I don’t often remember my dreams unless they wake me with my heart pounding in my throat. When it happens, I’m glad it’s not a regular occurrence.
I woke this morning at 4:00 after dreaming about an old high school buddy named Kurt. We had been pretty tight even though he was a year or two ahead of me. He was always pretty laid back and open to discussing weird ideas, and he had a sense of humour, which really counted.
I always felt bad about the way things ended between us. He went away to college about the same time I discovered music that didn’t have the support of commercial radio. I don’t know why, but it seemed like listening to punk rock, especially in those early days of the 1980s, equated me with child killers and sexual deviants in his mind. He made me feel as if my choice in music had been a personal betrayal and nothing I could say could make up for that. I liked loud music. I also liked him. But in the end, we never reconciled.

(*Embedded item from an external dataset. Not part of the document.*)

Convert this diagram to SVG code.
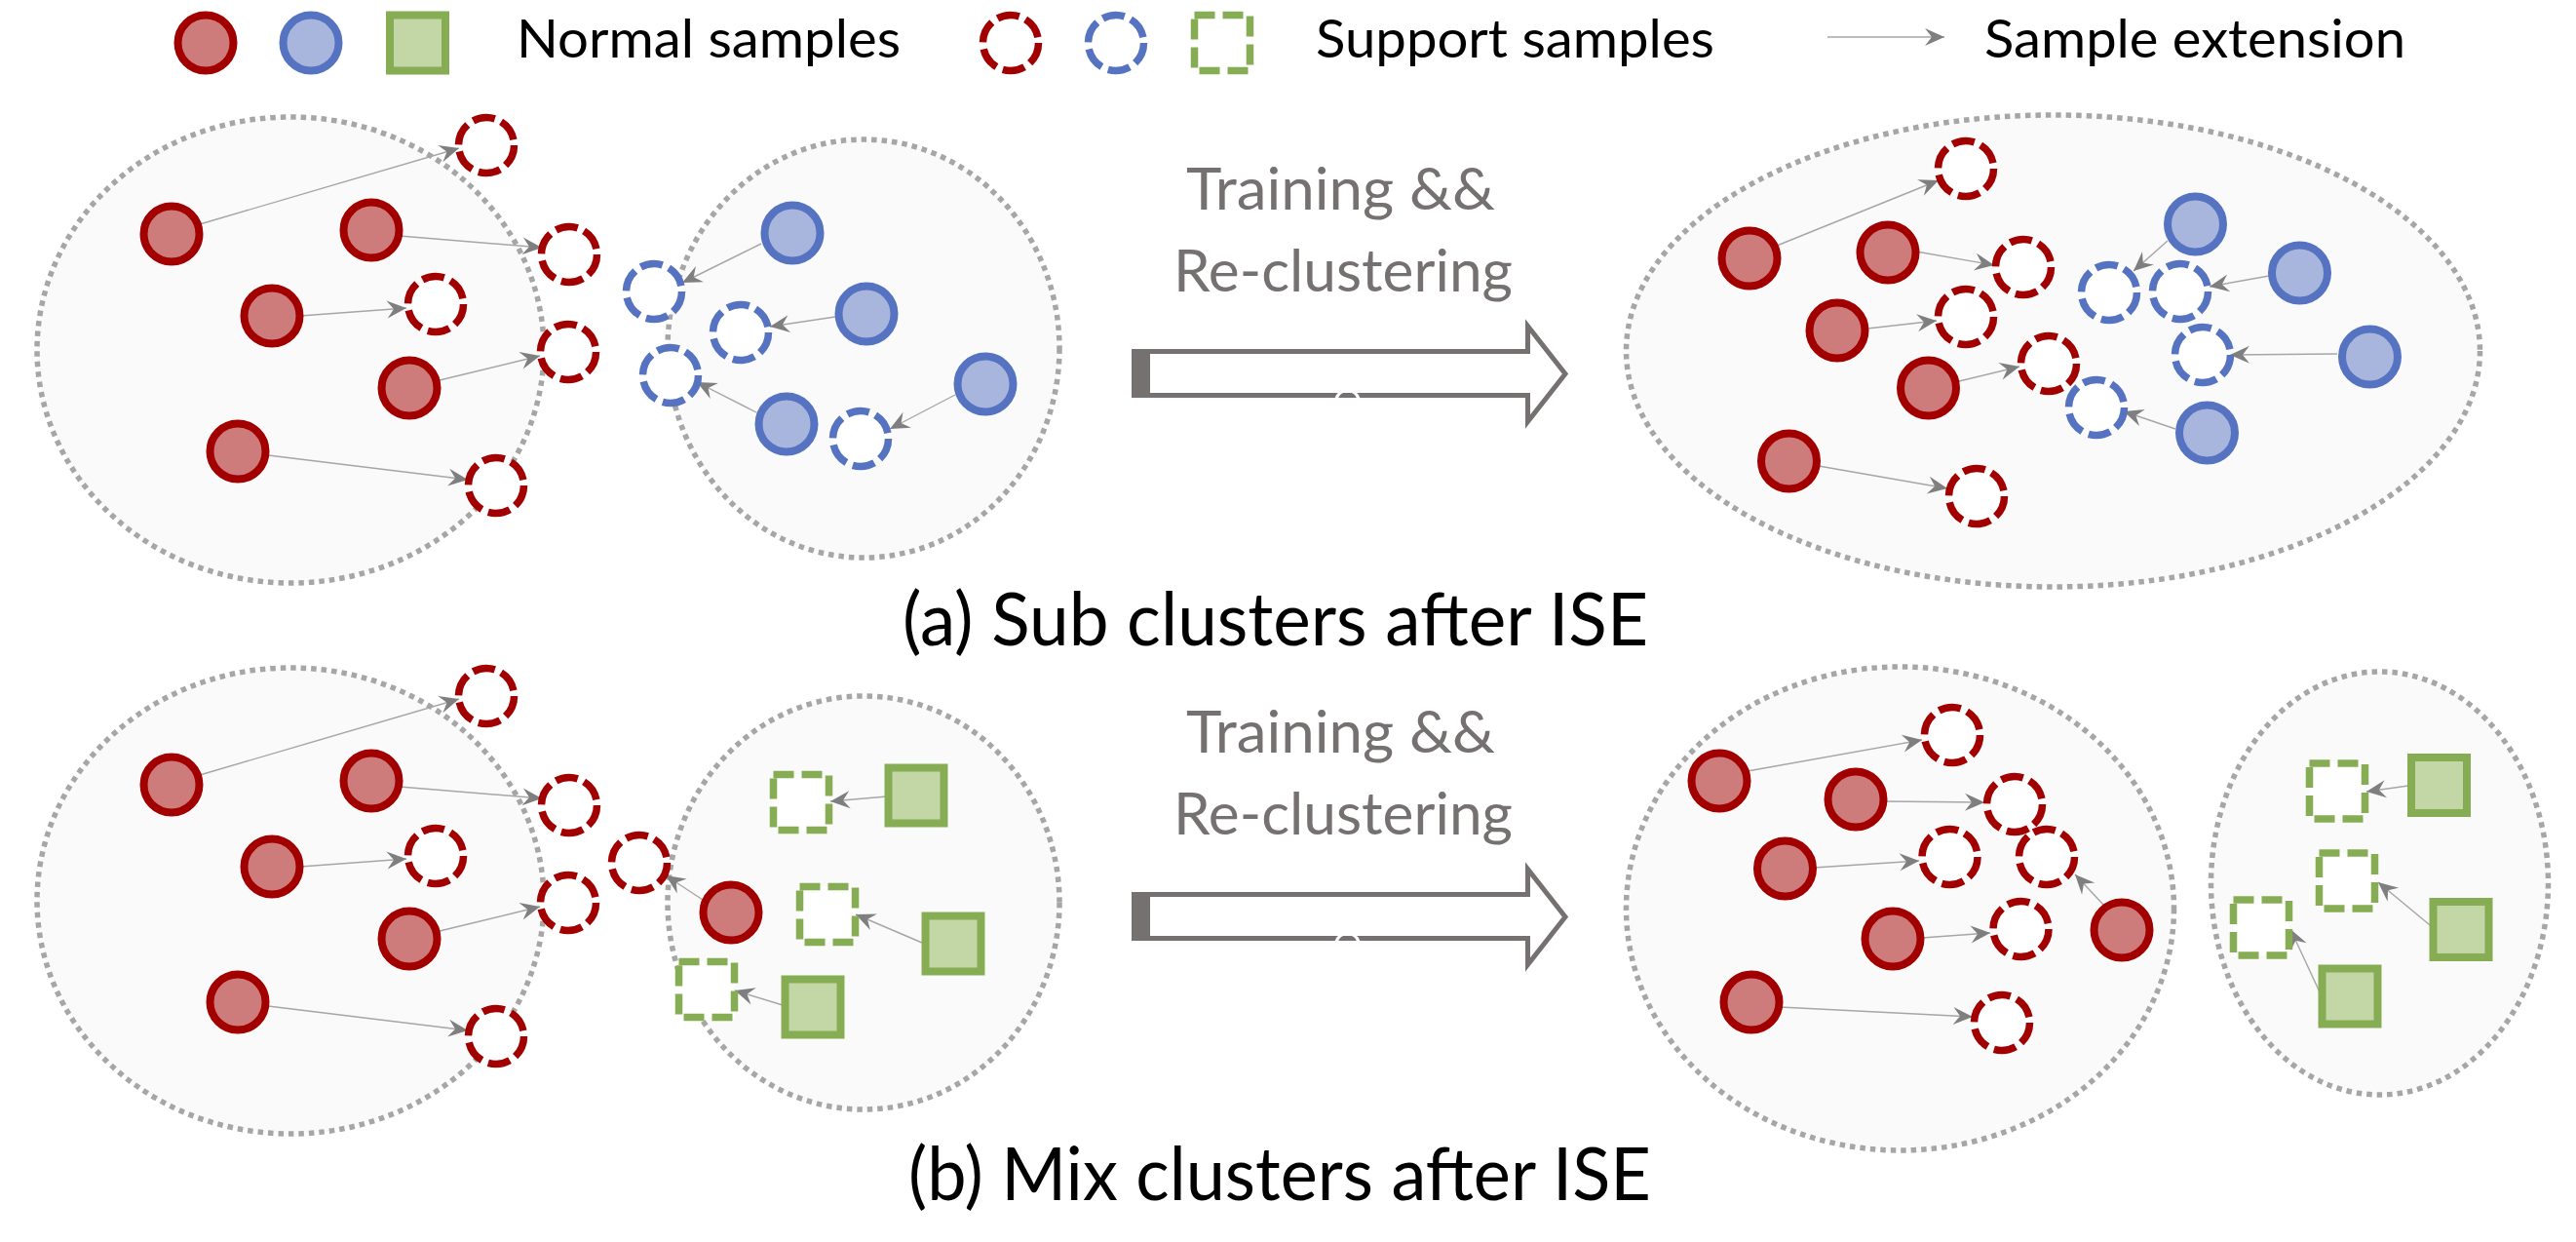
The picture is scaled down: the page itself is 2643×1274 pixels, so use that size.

I had a dream last night that I had called him out of the blue half-drunk one night and poured my heart out on his answering machine. We haven’t seen each other since before the world-wide web’s creation, so it made sense to do it using old school technology.
He showed up at my place – which was actually the first apartment my wife and I ever rented together – looking just the way he did in high school, button-up denim shirt and all, but he had Lou Ferrigno-type muscle definition. He said my betrayal hurt him so bad he never wanted to be hurt ever again, and he got really mad and started hulking out right there in that tiny kitchen, incensed that I dared try to reach out to him.
“I bet you don’t have these muscles,” he challenged me.
“Well, technically, I’m pretty sure we both have the same number of muscles,” I replied. Regardless of stress levels, dream-me is never lacking for a zippy retort.
After several Hulk-styled remarks from him about crushing puny humans, etc., I apologized to Kurt, saying that calling him was clearly a mistake and I’m sorry to have upset him, and I got him safely out the door somehow. There was a work crew there, staring at me – they were somehow enlarging the apartment on a Palace of Versailles scale (same rooms, just bigger and more opulent) – and I curtly asked them to leave immediately. I needed a drink, and a good cry, and fresh underwear. I needed a time machine, and I needed to let go.